George Gillett (left) and Tom Hicks after they completed their Liverpool takeover (Paul Ellis/AFP via Getty Images)

A £300m takeover in 2010 led by New England Sports Venture, later rebadged as FSG, soon made it increasingly clear Anfield would remain Liverpool’s home. John Henry called it a “myth” that a new stadium was necessary, questioning the financial benefits of funding an entire build for the benefit of 15,000 additional seats. He claimed that would not “magically transform (the club’s) fortunes”.

FSG took time with their assessments, but by May 2012, it was announced all plans to move stadium would be scrapped. Extensions to both the Main Stand and the Anfield Road Stand would take capacity from 45,276 to north of 60,000. FSG placed a focus upon history, just as they had when opting against leaving Fenway Park, home of their other sporting interest, the Boston Red Sox.

Yet still Liverpool had to count the cost of failed projects. The club’s accounts revealed that £35million was written off on the new stadium plans of Hicks and Gillett. “A big chunk relates to the HKS project, which is now defunct,” said former managing director Ian Ayre, who accepted the misplaced ambitions had set Liverpool back “several years”.

Reviving Anfield has not been straightforward. A new main stand, opened in 2016, involved compulsory purchase orders, approved by Liverpool City Council, forcing local residents to leave their homes to make way for Anfield’s transformation. Some moved against their will before houses were demolished, making way for a new structure that added 8,500 seats to capacity.

The Covid-19 pandemic delayed the redevelopment of the Anfield Road Stand until 2021 before the collapse of Buckingham Group, the chosen contractors, saw a deadline to open this season missed.

The expansion of Anfield remains insufficient to satisfy the huge demand for tickets, but an additional 16,000 fans will bring the financial benefits that three different ownership groups always chased.

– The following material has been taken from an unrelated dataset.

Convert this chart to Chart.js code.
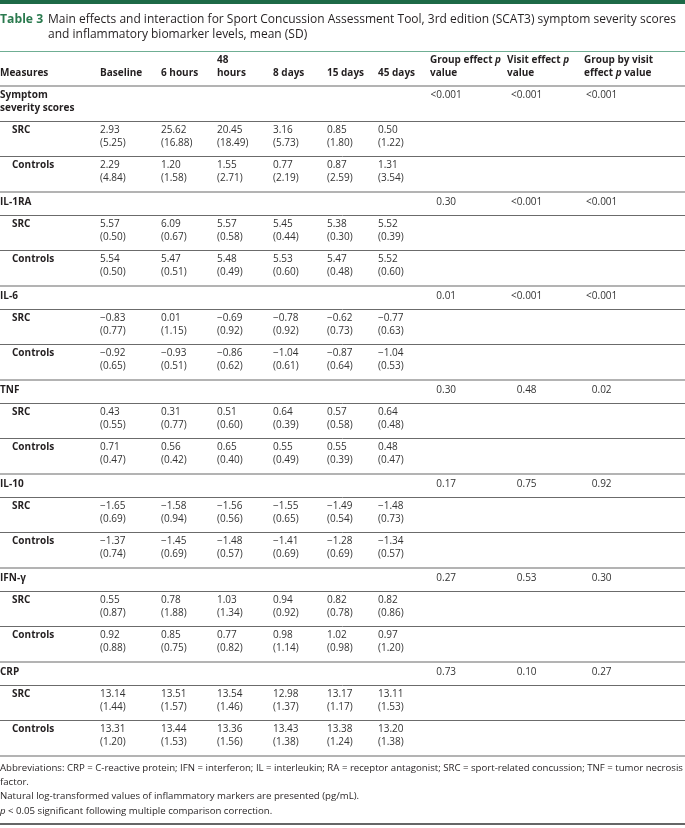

Matchday revenues were £62million for the 2015-16 season, the last with the old main stand, and had climbed to almost £87million by 2021-22. It has been forecast that the increased capacity from an expanded Anfield Road Stand could be worth as much as £1m per game when fully open, taking Liverpool’s gate receipts beyond £100m a season.

It is the revenue stream Liverpool have spent two decades trying to widen and, at last, Anfield will this weekend get a record league crowd that many predicted would never come.